Frequently Asked Questions
How Can I Recover Stolen Cryptocurrency?
Recovering stolen cryptocurrency is tough, but not impossible.
Victims should report the theft to authorities immediately and contact exchanges where funds might end up.
Blockchain forensics firms can track stolen assets across networks using specialized tools.
Legal experts familiar with crypto crime can pursue civil actions.
For high-value cases, professional recovery services might help.
The harsh reality? Success depends on quick action and whether the thieves used sophisticated laundering techniques.
Time’s critical here.
Are Crypto Exchanges Insured Against Hacks?
Many crypto exchanges are insured against hacks, but coverage varies widely.
As of 2025, 78% have cyber liability insurance while 67% carry crime insurance.
Cold storage gets better coverage than hot wallets—insurers aren’t stupid.
Large exchanges typically have more extensive protection.
But there’s fine print everywhere.
Smart contract failure? Only 19% covered.
And forget about price fluctuations or Ponzi schemes—those losses are all yours, buddy.
Which Cryptocurrencies Are Most Targeted by Thieves?
Bitcoin and Ethereum top thieves’ hit list due to their massive liquidity and widespread adoption.
No surprise there.
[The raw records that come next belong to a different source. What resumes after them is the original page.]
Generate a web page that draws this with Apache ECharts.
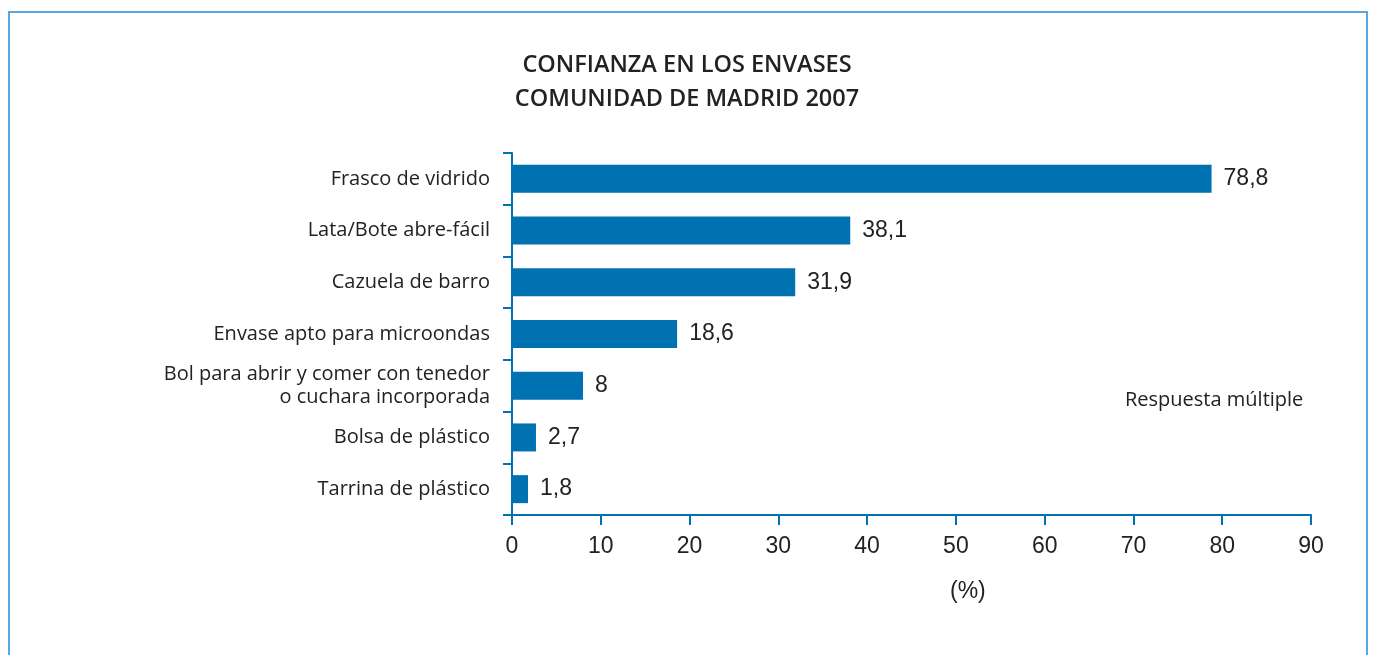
<!DOCTYPE html>
<html><head><meta charset="utf-8">
<script src="https://cdn.jsdelivr.net/npm/echarts@6/dist/echarts.min.js"></script>
<style>html,body{margin:0;padding:0;background:#fff}#c{width:1374px;height:655px}</style>
</head><body><div id="c"></div>
<script>
const categories = ["Frasco de vidrido","Lata/Bote abre-fácil","Cazuela de barro","Envase apto para microondas","Bol para abrir y comer con tenedor\no cuchara incorporada","Bolsa de plástico","Tarrina de plástico"];
const values = [78.8, 38.1, 31.9, 18.6, 8, 2.7, 1.8];
const valueLabels = ["78,8","38,1","31,9","18,6","8","2,7","1,8"];
const titleLines = ["CONFIANZA EN LOS ENVASES","COMUNIDAD DE MADRID 2007"];
const note = "Respuesta múltiple";
const axisName = "(%)";
const figureLabel = "Gráfico 18";

const blue = "#0071b1";
const human = "'Open Sans','Noto Sans',sans-serif";
const helv = "'Liberation Sans',Arial,sans-serif";
const chart = echarts.init(document.getElementById('c'));
chart.setOption({
  animation:false,
  title:{text:titleLines.join("\n"),left:'center',top:43,
    textStyle:{fontFamily:human,fontSize:23.5,fontWeight:600,color:'#222',lineHeight:34}},
  grid:{left:512,right:63,top:153,bottom:140},
  xAxis:{type:'value',min:0,max:90,interval:10,
    axisLine:{show:true,lineStyle:{color:blue,width:2}},
    axisTick:{show:true,length:10,lineStyle:{color:blue,width:2}},
    splitLine:{show:false},
    axisLabel:{fontFamily:helv,fontSize:23,color:'#222',margin:20}},
  yAxis:{type:'category',data:categories,inverse:true,
    axisLine:{show:true,lineStyle:{color:blue,width:2}},
    axisTick:{show:true,length:9,lineStyle:{color:blue,width:2}},
    axisLabel:{fontFamily:human,fontSize:20,color:'#222',margin:22,lineHeight:23,align:'right'}},
  series:[{type:'bar',data:values,barWidth:28,itemStyle:{color:blue},
    label:{show:true,position:'right',distance:12,
      formatter:p=>valueLabels[p.dataIndex],
      fontFamily:helv,fontSize:23,color:'#222'}}],
  graphic:[
    {type:'rect',shape:{x:9,y:12,width:1358,height:700},style:{fill:'none',stroke:'#5ba6dd',lineWidth:2},silent:true},
    {type:'text',left:8,top:-13,style:{text:figureLabel,fontFamily:"'DejaVu Sans',sans-serif",fontStyle:'italic',fontSize:16,fill:'#333'}},
    {type:'text',left:950,top:580,style:{text:axisName,fontFamily:helv,fontSize:23,fill:'#222'}},
    {type:'text',left:1125,top:390,style:{text:note,fontFamily:human,fontSize:20,fill:'#222'}}
  ]
});
</script></body></html>
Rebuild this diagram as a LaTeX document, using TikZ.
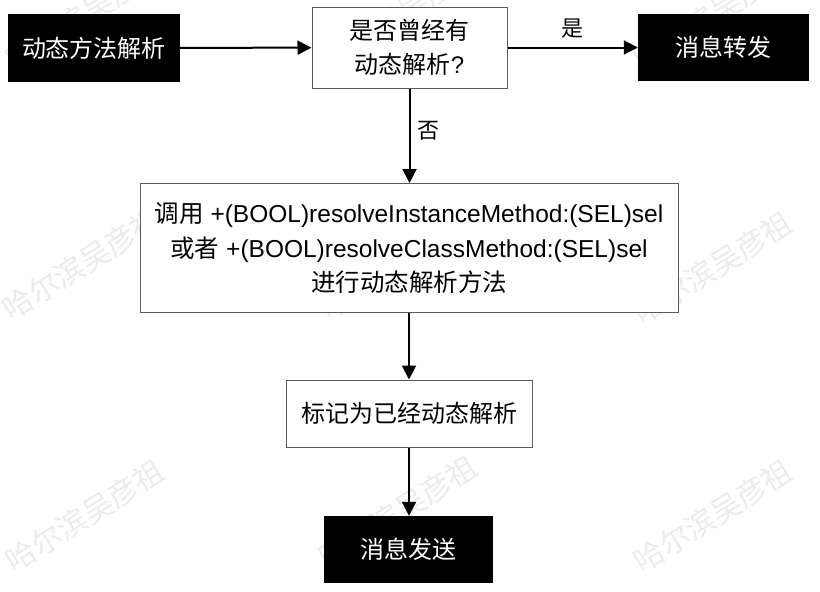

Centralized exchange tokens are prime targets—Bybit’s $1.5 billion hack in 2025 proved that.
Stablecoins like USDT and USDC get snatched for their stability during laundering operations.
Personal wallets holding BTC face increasing threats, including “wrench attacks” where criminals physically coerce owners.
And don’t forget trending altcoins—whenever something gets hot, the criminals come running.
What Legal Recourse Exists After a Crypto Theft?
After crypto theft, victims have several legal options.
Report to law enforcement—FBI, FTC, SEC.
File complaints with exchanges.
Hire a crypto-specialized attorney (they actually exist).
Civil litigation is possible against thieves or negligent platforms.
Class actions work for large-scale heists.
Blockchain forensics can trace stolen assets.
The IRS might allow tax deductions for losses.
Recovery? Sometimes possible.
But let’s be real—many thieves vanish into the digital ether, funds gone forever.
Can Blockchain Forensics Identify Crypto Thieves?
Yes, blockchain forensics can identify crypto thieves, though with limitations.
Tools like Chainalysis and Elliptic track stolen funds through transaction chains, clustering related addresses to reveal patterns.
Forensic experts extract wallet data from seized devices, while attribution databases link addresses to real-world entities.
The pseudonymous nature of crypto makes complete identification challenging, but thieves often slip up at fiat on-ramps.
Perfect anonymity? Not really. Most criminals eventually make mistakes.